WHAT THE EXERCISE ASKS:
Give only the number of lines that include the string "React".

Data listing:
○ ○ ○

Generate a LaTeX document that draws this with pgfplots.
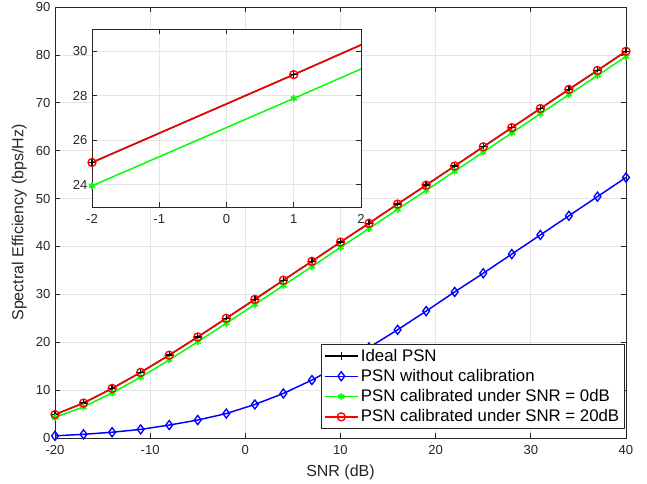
\documentclass[border=0pt]{standalone}
\usepackage{fontspec}
\setmainfont{Liberation Sans}
\usepackage{pgfplots}
\pgfplotsset{compat=1.18}
\definecolor{axgray}{rgb}{0.15,0.15,0.15}
\definecolor{mgreen}{rgb}{0,1,0}

\pgfplotsset{
  matlabstyle/.style={
    scale only axis,
    grid=major,
    grid style={black!10, line width=0.5pt},
    axis line style={axgray, line width=0.5pt},
    tick style={axgray, line width=0.5pt},
    major tick length=3.75pt,
    ticklabel style={font=\fontsize{9.8}{11}\selectfont, text=axgray},
    xticklabel style={yshift=-2pt},
    /pgf/number format/assume math mode=true,
    label style={font=\fontsize{12}{14}\selectfont, text=axgray},
  },
  ideal/.style={black, line width=1.1pt, mark=+, mark size=3pt, mark options={line width=1pt}},
  nocal/.style={blue, line width=1.1pt, mark=diamond, mark size=3.4pt, mark options={line width=1pt}},
  cal0/.style={mgreen, line width=1.1pt, mark=asterisk, mark size=2.6pt, mark options={line width=1.2pt}},
  cal20/.style={red, line width=1.1pt, mark=o, mark size=3pt, mark options={line width=1pt}},
}

\begin{document}
\begin{tikzpicture}
\useasboundingbox (-41.25pt,-34.5pt) rectangle (444pt,328.5pt);
\begin{axis}[
  matlabstyle,
  at={(0,0)}, anchor=south west,
  width=428.25pt, height=323.25pt,
  xmin=-20, xmax=40, ymin=0, ymax=90,
  xtick={-20,-10,...,40},
  ytick={0,10,...,90},
  xlabel={SNR (dB)},
  ylabel={Spectral Efficiency (bps/Hz)},
  xlabel style={yshift=-1pt},
  legend style={at={(rel axis cs:0.998,0.021)}, anchor=south east,
    font=\fontsize{12.6}{14}\selectfont, draw=axgray, line width=0.5pt,
    inner xsep=2pt, inner ysep=1.5pt, row sep=0.6pt},
  legend cell align=left,
  legend image code/.code={\draw[mark repeat=2,mark phase=2,#1] plot coordinates {(0cm,0cm) (0.43cm,0cm) (0.86cm,0cm)};},
]
\addplot[ideal] coordinates {
(-20,4.9) (-17,7.3) (-14,10.35) (-11,13.7) (-8,17.3) (-5,21.1) (-2,25.0)
(1,28.95) (4,32.95) (7,36.9) (10,40.9) (13,44.85) (16,48.85) (19,52.8)
(22,56.8) (25,60.8) (28,64.8) (31,68.8) (34,72.8) (37,76.75) (40,80.75)};
\addlegendentry{Ideal PSN}
\addplot[nocal] coordinates {
(-20,0.45) (-17,0.77) (-14,1.2) (-11,1.8) (-8,2.7) (-5,3.75) (-2,5.1)
(1,7.0) (4,9.3) (7,12.1) (10,15.3) (13,18.9) (16,22.6) (19,26.5)
(22,30.5) (25,34.4) (28,38.4) (31,42.4) (34,46.4) (37,50.4) (40,54.4)};
\addlegendentry{PSN without calibration}
\addplot[cal0] coordinates {
(-20,4.3) (-17,6.5) (-14,9.4) (-11,12.7) (-8,16.3) (-5,20.1) (-2,23.95)
(1,27.88) (4,31.85) (7,35.8) (10,39.8) (13,43.75) (16,47.75) (19,51.7)
(22,55.7) (25,59.7) (28,63.7) (31,67.7) (34,71.7) (37,75.7) (40,79.65)};
\addlegendentry{PSN calibrated under SNR = 0dB}
\addplot[cal20] coordinates {
(-20,4.9) (-17,7.3) (-14,10.35) (-11,13.7) (-8,17.3) (-5,21.1) (-2,25.0)
(1,28.95) (4,32.95) (7,36.9) (10,40.9) (13,44.85) (16,48.85) (19,52.8)
(22,56.8) (25,60.8) (28,64.8) (31,68.8) (34,72.8) (37,76.75) (40,80.75)};
\addlegendentry{PSN calibrated under SNR = 20dB}
\end{axis}

% inset
\begin{axis}[
  matlabstyle,
  at={(27.75pt,173.25pt)}, anchor=south west,
  width=201.75pt, height=133.5pt,
  xmin=-2, xmax=2, ymin=23, ymax=31,
  xtick={-2,-1,...,2},
  ytick={24,26,28,30},
  axis background/.style={fill=white},
]
\addplot[ideal] coordinates {(-5,21.1) (-2,25.0) (1,28.95) (4,32.95)};
\addplot[cal0] coordinates {(-5,20.1) (-2,23.95) (1,27.88) (4,31.85)};
\addplot[cal20] coordinates {(-5,21.1) (-2,25.0) (1,28.95) (4,32.95)};
\end{axis}
\end{tikzpicture}
\end{document}
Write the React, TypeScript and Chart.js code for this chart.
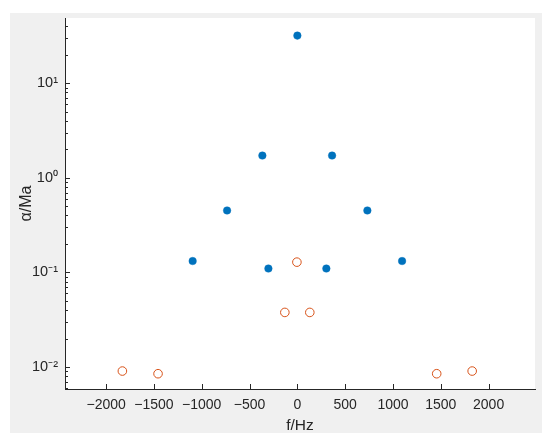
import React, { useEffect, useRef } from "react";
import { Chart, registerables } from "chart.js";

Chart.register(...registerables);

// ---- data ----
const blueF = [-1095, -735, -366, -303, 0, 303, 363, 732, 1095];
const blueA = [0.132, 0.452, 1.72, 0.110, 31.9, 0.110, 1.72, 0.452, 0.132];

const orangeF = [-1830, -1457, -131, -5, 130, 1457, 1828];
const orangeA = [0.00907, 0.0085, 0.0378, 0.1285, 0.0378, 0.0085, 0.00907];

const xTickValues = [-2000, -1500, -1000, -500, 0, 500, 1000, 1500, 2000];
const xTickLabels = ["−2000", "−1500", "−1000", "−500", "0", "500", "1000", "1500", "2000"];

const yMajorTicks = [0.01, 0.1, 1, 10];
const yTickLabels = ["10⁻²", "10⁻¹", "10⁰", "10¹"];
const yDecades = [0.001, 0.01, 0.1, 1, 10];
const yMultipliers = [1, 2, 3, 4, 5, 6, 7, 8, 9];

const X_MIN = -2430;
const X_MAX = 2485;
const Y_MIN = 0.00586;
const Y_MAX = 48.95;

const AXIS_COLOR = "#262626";
const FONT = "'Liberation Sans', Arial, Helvetica, sans-serif";

const isMajor = (v: number) => yMajorTicks.some((m) => Math.abs(v - m) / m < 1e-6);

const bgPlugin = {
  id: "matlabBg",
  beforeDraw(chart: any) {
    const { ctx, chartArea } = chart;
    ctx.save();
    ctx.fillStyle = "#ffffff";
    ctx.fillRect(0, 0, chart.width, chart.height);
    ctx.fillStyle = "#f0f0f0";
    ctx.fillRect(10, 13, 532, 420);
    ctx.fillStyle = "#ffffff";
    ctx.fillRect(chartArea.left, chartArea.top, chartArea.right - chartArea.left, chartArea.bottom - chartArea.top);
    ctx.restore();
  },
  beforeDatasetsDraw(chart: any) {
    const { ctx, chartArea } = chart;
    const xs = chart.scales.x;
    const ys = chart.scales.y;
    ctx.save();
    ctx.strokeStyle = AXIS_COLOR;
    ctx.lineWidth = 1;
    ctx.beginPath();
    xs.ticks.forEach((t: any) => {
      const px = Math.round(xs.getPixelForValue(t.value)) + 0.5;
      ctx.moveTo(px, chartArea.bottom);
      ctx.lineTo(px, chartArea.bottom - 5);
    });
    ys.ticks.forEach((t: any) => {
      const py = Math.round(ys.getPixelForValue(t.value)) + 0.5;
      const len = isMajor(t.value) ? 5 : 3;
      ctx.moveTo(chartArea.left, py);
      ctx.lineTo(chartArea.left + len, py);
    });
    ctx.stroke();
    ctx.restore();
  },
};

export default function App() {
  const canvasRef = useRef<HTMLCanvasElement | null>(null);

  useEffect(() => {
    if (!canvasRef.current) return;
    Chart.defaults.font.family = FONT;
    const chart = new Chart(canvasRef.current, {
      type: "scatter",
      data: {
        datasets: [
          {
            label: "filled",
            data: blueF.map((f, i) => ({ x: f, y: blueA[i] })),
            backgroundColor: "#0072BD",
            borderColor: "#0072BD",
            pointRadius: 3.8,
            pointBorderWidth: 0.4,
          },
          {
            label: "open",
            data: orangeF.map((f, i) => ({ x: f, y: orangeA[i] })),
            backgroundColor: "rgba(0,0,0,0)",
            borderColor: "#D95319",
            pointRadius: 4.3,
            pointBorderWidth: 1,
          },
        ],
      },
      options: {
        responsive: false,
        animation: false,
        layout: { padding: { left: 0, right: 15, top: 18, bottom: 0 } },
        plugins: {
          legend: { display: false },
          tooltip: { enabled: false },
        },
        scales: {
          x: {
            type: "linear",
            min: X_MIN,
            max: X_MAX,
            grid: { display: false, drawTicks: false },
            border: { display: true, color: AXIS_COLOR, width: 1 },
            afterBuildTicks: (scale: any) => {
              scale.ticks = xTickValues.map((v) => ({ value: v }));
            },
            afterFit: (scale: any) => {
              scale.height = 55;
            },
            ticks: {
              autoSkip: false,
              maxRotation: 0,
              padding: 8,
              color: AXIS_COLOR,
              font: { size: 14 },
              callback: (v: any) => {
                const i = xTickValues.indexOf(Number(v));
                return i >= 0 ? xTickLabels[i] : "";
              },
            },
            title: {
              display: true,
              text: "f/Hz",
              color: AXIS_COLOR,
              font: { size: 15.5 },
              padding: { top: 0, bottom: 9 },
            },
          },
          y: {
            type: "logarithmic",
            min: Y_MIN,
            max: Y_MAX,
            grid: { display: false, drawTicks: false },
            border: { display: true, color: AXIS_COLOR, width: 1 },
            afterBuildTicks: (scale: any) => {
              const vals: number[] = [];
              yDecades.forEach((d) =>
                yMultipliers.forEach((m) => {
                  const v = Number((d * m).toPrecision(6));
                  if (v >= Y_MIN && v <= Y_MAX) vals.push(v);
                })
              );
              scale.ticks = vals.map((v) => ({ value: v, major: isMajor(v) }));
            },
            afterFit: (scale: any) => {
              scale.width = 65;
            },
            ticks: {
              autoSkip: false,
              padding: 7,
              color: AXIS_COLOR,
              font: { size: 14.5 },
              callback: (v: any) => {
                const i = yMajorTicks.findIndex((m) => Math.abs(Number(v) - m) / m < 1e-6);
                return i >= 0 ? yTickLabels[i] : "";
              },
            },
            title: {
              display: true,
              text: "α/Ma",
              color: AXIS_COLOR,
              font: { size: 16 },
              padding: { top: 17, bottom: 0 },
            },
          },
        },
      },
      plugins: [bgPlugin],
    });
    return () => chart.destroy();
  }, []);

  return (
    <div style={{ position: "fixed", left: 0, top: 0, width: 550, height: 444 }}>
      <canvas ref={canvasRef} width={550} height={444} style={{ display: "block" }} />
    </div>
  );
}
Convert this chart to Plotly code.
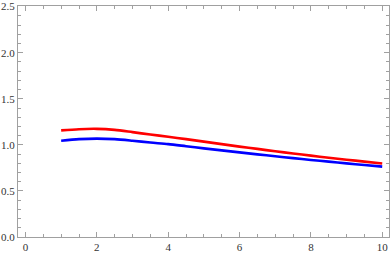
import plotly.graph_objects as go

x_vals = [1, 1.5, 2, 2.5, 3, 3.5, 4, 4.5, 5, 5.5, 6, 6.5, 7, 7.5, 8, 8.5, 9, 9.5, 10]
red_vals = [1.157, 1.170, 1.174, 1.163, 1.138, 1.112, 1.088, 1.062, 1.035, 1.008, 0.981,
            0.956, 0.930, 0.907, 0.883, 0.860, 0.839, 0.818, 0.797]
blue_vals = [1.045, 1.062, 1.068, 1.062, 1.045, 1.025, 1.008, 0.985, 0.962, 0.940, 0.918,
             0.897, 0.876, 0.856, 0.836, 0.818, 0.799, 0.781, 0.764]
x_ticks = [0, 2, 4, 6, 8, 10]
y_ticks = [0.0, 0.5, 1.0, 1.5, 2.0, 2.5]

fig = go.Figure()
fig.add_trace(go.Scatter(x=x_vals, y=red_vals, mode="lines",
                         line=dict(color="#ff0000", width=2.6, shape="spline", smoothing=0.8)))
fig.add_trace(go.Scatter(x=x_vals, y=blue_vals, mode="lines",
                         line=dict(color="#0000ff", width=2.6, shape="spline", smoothing=0.8)))

axis_common = dict(showgrid=False, zeroline=False, showline=True, linecolor="#a0a0a0",
                   linewidth=1, mirror="ticks", ticks="inside", tickcolor="#a0a0a0",
                   tickwidth=1, tickfont=dict(family="Liberation Serif", size=11, color="#333333"))

fig.update_xaxes(range=[-0.21, 10.19], tickvals=x_ticks, ticktext=[str(v) for v in x_ticks],
                 ticklen=5, minor=dict(dtick=0.5, ticks="inside", ticklen=3, tickcolor="#a0a0a0"),
                 **axis_common)
fig.update_yaxes(range=[0, 2.507], tickvals=y_ticks, ticktext=[f"{v:.1f}" for v in y_ticks],
                 ticklen=5, minor=dict(dtick=0.1, ticks="inside", ticklen=3, tickcolor="#a0a0a0"),
                 **axis_common)

fig.update_layout(width=390, height=254, margin=dict(l=18, r=1, t=6, b=17),
                  showlegend=False, plot_bgcolor="white", paper_bgcolor="white")
fig.write_html("out.html", config={"displayModeBar": False},
               post_script="document.body.style.margin='0';document.body.style.padding='0';")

○ ○ ○

REPLY TO THE TASK:
2